* [GIVEN INSTRUCTION]
Repeat each line of the material exactly.

* [SUPPLIED DATA]
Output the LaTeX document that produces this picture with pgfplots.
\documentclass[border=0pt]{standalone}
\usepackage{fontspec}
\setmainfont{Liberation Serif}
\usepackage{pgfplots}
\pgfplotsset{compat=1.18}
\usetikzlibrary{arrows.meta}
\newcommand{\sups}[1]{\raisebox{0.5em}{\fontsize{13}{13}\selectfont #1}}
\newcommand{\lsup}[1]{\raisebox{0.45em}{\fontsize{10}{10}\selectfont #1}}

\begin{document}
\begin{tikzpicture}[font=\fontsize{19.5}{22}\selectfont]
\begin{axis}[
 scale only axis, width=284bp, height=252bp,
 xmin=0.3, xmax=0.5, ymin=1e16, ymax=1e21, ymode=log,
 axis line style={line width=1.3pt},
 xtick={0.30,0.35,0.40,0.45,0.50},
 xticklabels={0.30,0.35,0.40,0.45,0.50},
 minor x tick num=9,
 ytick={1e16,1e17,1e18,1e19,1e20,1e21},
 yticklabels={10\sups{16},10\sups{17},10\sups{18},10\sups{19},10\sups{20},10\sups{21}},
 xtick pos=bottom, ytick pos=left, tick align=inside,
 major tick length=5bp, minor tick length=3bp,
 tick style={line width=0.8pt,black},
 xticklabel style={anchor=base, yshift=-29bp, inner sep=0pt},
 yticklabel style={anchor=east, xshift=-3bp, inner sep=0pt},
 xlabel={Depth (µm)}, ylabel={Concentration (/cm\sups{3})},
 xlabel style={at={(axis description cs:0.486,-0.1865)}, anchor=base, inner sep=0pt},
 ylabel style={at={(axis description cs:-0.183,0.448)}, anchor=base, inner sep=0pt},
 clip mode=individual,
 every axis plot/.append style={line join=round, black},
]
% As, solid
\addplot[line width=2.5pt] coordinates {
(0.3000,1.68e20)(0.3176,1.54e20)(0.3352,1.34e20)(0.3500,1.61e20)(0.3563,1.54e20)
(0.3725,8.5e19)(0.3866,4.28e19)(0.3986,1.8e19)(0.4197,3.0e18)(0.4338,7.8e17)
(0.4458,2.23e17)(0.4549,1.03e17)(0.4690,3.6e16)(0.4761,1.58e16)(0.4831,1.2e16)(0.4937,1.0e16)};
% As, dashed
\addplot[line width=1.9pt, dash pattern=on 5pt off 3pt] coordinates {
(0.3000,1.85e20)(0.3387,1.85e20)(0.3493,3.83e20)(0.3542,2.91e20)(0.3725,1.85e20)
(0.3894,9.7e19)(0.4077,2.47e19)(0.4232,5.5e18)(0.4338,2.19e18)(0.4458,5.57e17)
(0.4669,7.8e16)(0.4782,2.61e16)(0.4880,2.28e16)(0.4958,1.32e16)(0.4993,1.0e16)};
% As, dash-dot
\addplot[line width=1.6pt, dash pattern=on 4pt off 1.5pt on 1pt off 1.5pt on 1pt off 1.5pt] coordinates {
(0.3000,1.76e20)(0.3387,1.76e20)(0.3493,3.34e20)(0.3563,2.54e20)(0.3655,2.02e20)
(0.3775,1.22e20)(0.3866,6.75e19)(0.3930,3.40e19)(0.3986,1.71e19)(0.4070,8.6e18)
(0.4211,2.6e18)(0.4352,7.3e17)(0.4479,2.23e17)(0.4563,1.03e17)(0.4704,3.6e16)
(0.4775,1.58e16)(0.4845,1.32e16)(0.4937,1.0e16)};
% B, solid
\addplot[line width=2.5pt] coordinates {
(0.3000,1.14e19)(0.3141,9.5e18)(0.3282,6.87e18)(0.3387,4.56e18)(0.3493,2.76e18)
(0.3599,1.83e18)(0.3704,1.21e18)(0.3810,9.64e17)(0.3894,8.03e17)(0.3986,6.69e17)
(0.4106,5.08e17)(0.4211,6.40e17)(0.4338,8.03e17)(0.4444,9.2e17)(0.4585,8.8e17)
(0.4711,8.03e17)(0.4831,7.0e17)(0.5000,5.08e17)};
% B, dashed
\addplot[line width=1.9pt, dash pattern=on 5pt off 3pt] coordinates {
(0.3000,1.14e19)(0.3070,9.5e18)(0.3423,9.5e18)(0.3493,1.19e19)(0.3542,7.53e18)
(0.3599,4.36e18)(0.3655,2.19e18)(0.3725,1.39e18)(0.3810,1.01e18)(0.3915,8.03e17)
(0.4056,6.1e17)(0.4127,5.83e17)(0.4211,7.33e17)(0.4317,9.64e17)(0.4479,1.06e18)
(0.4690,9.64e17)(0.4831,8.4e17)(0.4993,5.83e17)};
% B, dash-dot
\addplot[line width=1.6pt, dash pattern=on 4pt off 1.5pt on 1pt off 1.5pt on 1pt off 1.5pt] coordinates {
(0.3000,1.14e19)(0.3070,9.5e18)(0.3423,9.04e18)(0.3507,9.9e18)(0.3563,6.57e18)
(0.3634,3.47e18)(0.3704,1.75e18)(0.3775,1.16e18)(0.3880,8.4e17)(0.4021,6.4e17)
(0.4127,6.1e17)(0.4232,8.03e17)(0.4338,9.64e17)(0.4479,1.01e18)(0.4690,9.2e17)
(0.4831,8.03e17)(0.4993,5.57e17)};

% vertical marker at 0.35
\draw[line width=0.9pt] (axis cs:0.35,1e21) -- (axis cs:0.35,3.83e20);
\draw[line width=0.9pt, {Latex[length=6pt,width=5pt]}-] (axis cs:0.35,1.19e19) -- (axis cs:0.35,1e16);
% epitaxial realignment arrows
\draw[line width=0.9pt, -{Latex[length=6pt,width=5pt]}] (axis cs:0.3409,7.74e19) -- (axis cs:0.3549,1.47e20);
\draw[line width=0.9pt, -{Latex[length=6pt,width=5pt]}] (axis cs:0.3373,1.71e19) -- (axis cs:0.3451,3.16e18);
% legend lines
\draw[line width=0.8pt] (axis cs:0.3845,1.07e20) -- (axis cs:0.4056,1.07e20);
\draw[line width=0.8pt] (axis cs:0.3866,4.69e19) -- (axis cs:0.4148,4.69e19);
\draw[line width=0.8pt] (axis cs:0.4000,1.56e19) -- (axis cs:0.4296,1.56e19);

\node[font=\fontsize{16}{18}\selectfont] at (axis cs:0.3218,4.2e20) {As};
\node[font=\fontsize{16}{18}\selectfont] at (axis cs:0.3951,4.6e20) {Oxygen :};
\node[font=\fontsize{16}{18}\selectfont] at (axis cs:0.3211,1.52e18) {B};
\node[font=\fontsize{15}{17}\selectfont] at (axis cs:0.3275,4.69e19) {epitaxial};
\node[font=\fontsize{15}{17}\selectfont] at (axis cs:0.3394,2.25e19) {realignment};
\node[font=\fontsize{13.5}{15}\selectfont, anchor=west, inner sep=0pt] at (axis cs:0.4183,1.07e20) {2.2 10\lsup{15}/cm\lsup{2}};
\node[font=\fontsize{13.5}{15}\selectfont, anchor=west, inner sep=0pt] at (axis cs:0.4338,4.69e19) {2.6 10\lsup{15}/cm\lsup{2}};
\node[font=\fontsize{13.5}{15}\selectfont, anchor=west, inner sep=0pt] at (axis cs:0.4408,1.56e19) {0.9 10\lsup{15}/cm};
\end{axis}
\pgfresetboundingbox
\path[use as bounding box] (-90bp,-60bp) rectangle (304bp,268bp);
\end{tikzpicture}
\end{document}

* [REPLY TO THE EXERCISE]
Output the LaTeX document that produces this picture with pgfplots.
\documentclass[border=0pt]{standalone}
\usepackage{fontspec}
\setmainfont{Liberation Serif}
\usepackage{pgfplots}
\pgfplotsset{compat=1.18}
\usetikzlibrary{arrows.meta}
\newcommand{\sups}[1]{\raisebox{0.5em}{\fontsize{13}{13}\selectfont #1}}
\newcommand{\lsup}[1]{\raisebox{0.45em}{\fontsize{10}{10}\selectfont #1}}

\begin{document}
\begin{tikzpicture}[font=\fontsize{19.5}{22}\selectfont]
\begin{axis}[
 scale only axis, width=284bp, height=252bp,
 xmin=0.3, xmax=0.5, ymin=1e16, ymax=1e21, ymode=log,
 axis line style={line width=1.3pt},
 xtick={0.30,0.35,0.40,0.45,0.50},
 xticklabels={0.30,0.35,0.40,0.45,0.50},
 minor x tick num=9,
 ytick={1e16,1e17,1e18,1e19,1e20,1e21},
 yticklabels={10\sups{16},10\sups{17},10\sups{18},10\sups{19},10\sups{20},10\sups{21}},
 xtick pos=bottom, ytick pos=left, tick align=inside,
 major tick length=5bp, minor tick length=3bp,
 tick style={line width=0.8pt,black},
 xticklabel style={anchor=base, yshift=-29bp, inner sep=0pt},
 yticklabel style={anchor=east, xshift=-3bp, inner sep=0pt},
 xlabel={Depth (µm)}, ylabel={Concentration (/cm\sups{3})},
 xlabel style={at={(axis description cs:0.486,-0.1865)}, anchor=base, inner sep=0pt},
 ylabel style={at={(axis description cs:-0.183,0.448)}, anchor=base, inner sep=0pt},
 clip mode=individual,
 every axis plot/.append style={line join=round, black},
]
% As, solid
\addplot[line width=2.5pt] coordinates {
(0.3000,1.68e20)(0.3176,1.54e20)(0.3352,1.34e20)(0.3500,1.61e20)(0.3563,1.54e20)
(0.3725,8.5e19)(0.3866,4.28e19)(0.3986,1.8e19)(0.4197,3.0e18)(0.4338,7.8e17)
(0.4458,2.23e17)(0.4549,1.03e17)(0.4690,3.6e16)(0.4761,1.58e16)(0.4831,1.2e16)(0.4937,1.0e16)};
% As, dashed
\addplot[line width=1.9pt, dash pattern=on 5pt off 3pt] coordinates {
(0.3000,1.85e20)(0.3387,1.85e20)(0.3493,3.83e20)(0.3542,2.91e20)(0.3725,1.85e20)
(0.3894,9.7e19)(0.4077,2.47e19)(0.4232,5.5e18)(0.4338,2.19e18)(0.4458,5.57e17)
(0.4669,7.8e16)(0.4782,2.61e16)(0.4880,2.28e16)(0.4958,1.32e16)(0.4993,1.0e16)};
% As, dash-dot
\addplot[line width=1.6pt, dash pattern=on 4pt off 1.5pt on 1pt off 1.5pt on 1pt off 1.5pt] coordinates {
(0.3000,1.76e20)(0.3387,1.76e20)(0.3493,3.34e20)(0.3563,2.54e20)(0.3655,2.02e20)
(0.3775,1.22e20)(0.3866,6.75e19)(0.3930,3.40e19)(0.3986,1.71e19)(0.4070,8.6e18)
(0.4211,2.6e18)(0.4352,7.3e17)(0.4479,2.23e17)(0.4563,1.03e17)(0.4704,3.6e16)
(0.4775,1.58e16)(0.4845,1.32e16)(0.4937,1.0e16)};
% B, solid
\addplot[line width=2.5pt] coordinates {
(0.3000,1.14e19)(0.3141,9.5e18)(0.3282,6.87e18)(0.3387,4.56e18)(0.3493,2.76e18)
(0.3599,1.83e18)(0.3704,1.21e18)(0.3810,9.64e17)(0.3894,8.03e17)(0.3986,6.69e17)
(0.4106,5.08e17)(0.4211,6.40e17)(0.4338,8.03e17)(0.4444,9.2e17)(0.4585,8.8e17)
(0.4711,8.03e17)(0.4831,7.0e17)(0.5000,5.08e17)};
% B, dashed
\addplot[line width=1.9pt, dash pattern=on 5pt off 3pt] coordinates {
(0.3000,1.14e19)(0.3070,9.5e18)(0.3423,9.5e18)(0.3493,1.19e19)(0.3542,7.53e18)
(0.3599,4.36e18)(0.3655,2.19e18)(0.3725,1.39e18)(0.3810,1.01e18)(0.3915,8.03e17)
(0.4056,6.1e17)(0.4127,5.83e17)(0.4211,7.33e17)(0.4317,9.64e17)(0.4479,1.06e18)
(0.4690,9.64e17)(0.4831,8.4e17)(0.4993,5.83e17)};
% B, dash-dot
\addplot[line width=1.6pt, dash pattern=on 4pt off 1.5pt on 1pt off 1.5pt on 1pt off 1.5pt] coordinates {
(0.3000,1.14e19)(0.3070,9.5e18)(0.3423,9.04e18)(0.3507,9.9e18)(0.3563,6.57e18)
(0.3634,3.47e18)(0.3704,1.75e18)(0.3775,1.16e18)(0.3880,8.4e17)(0.4021,6.4e17)
(0.4127,6.1e17)(0.4232,8.03e17)(0.4338,9.64e17)(0.4479,1.01e18)(0.4690,9.2e17)
(0.4831,8.03e17)(0.4993,5.57e17)};

% vertical marker at 0.35
\draw[line width=0.9pt] (axis cs:0.35,1e21) -- (axis cs:0.35,3.83e20);
\draw[line width=0.9pt, {Latex[length=6pt,width=5pt]}-] (axis cs:0.35,1.19e19) -- (axis cs:0.35,1e16);
% epitaxial realignment arrows
\draw[line width=0.9pt, -{Latex[length=6pt,width=5pt]}] (axis cs:0.3409,7.74e19) -- (axis cs:0.3549,1.47e20);
\draw[line width=0.9pt, -{Latex[length=6pt,width=5pt]}] (axis cs:0.3373,1.71e19) -- (axis cs:0.3451,3.16e18);
% legend lines
\draw[line width=0.8pt] (axis cs:0.3845,1.07e20) -- (axis cs:0.4056,1.07e20);
\draw[line width=0.8pt] (axis cs:0.3866,4.69e19) -- (axis cs:0.4148,4.69e19);
\draw[line width=0.8pt] (axis cs:0.4000,1.56e19) -- (axis cs:0.4296,1.56e19);

\node[font=\fontsize{16}{18}\selectfont] at (axis cs:0.3218,4.2e20) {As};
\node[font=\fontsize{16}{18}\selectfont] at (axis cs:0.3951,4.6e20) {Oxygen :};
\node[font=\fontsize{16}{18}\selectfont] at (axis cs:0.3211,1.52e18) {B};
\node[font=\fontsize{15}{17}\selectfont] at (axis cs:0.3275,4.69e19) {epitaxial};
\node[font=\fontsize{15}{17}\selectfont] at (axis cs:0.3394,2.25e19) {realignment};
\node[font=\fontsize{13.5}{15}\selectfont, anchor=west, inner sep=0pt] at (axis cs:0.4183,1.07e20) {2.2 10\lsup{15}/cm\lsup{2}};
\node[font=\fontsize{13.5}{15}\selectfont, anchor=west, inner sep=0pt] at (axis cs:0.4338,4.69e19) {2.6 10\lsup{15}/cm\lsup{2}};
\node[font=\fontsize{13.5}{15}\selectfont, anchor=west, inner sep=0pt] at (axis cs:0.4408,1.56e19) {0.9 10\lsup{15}/cm};
\end{axis}
\pgfresetboundingbox
\path[use as bounding box] (-90bp,-60bp) rectangle (304bp,268bp);
\end{tikzpicture}
\end{document}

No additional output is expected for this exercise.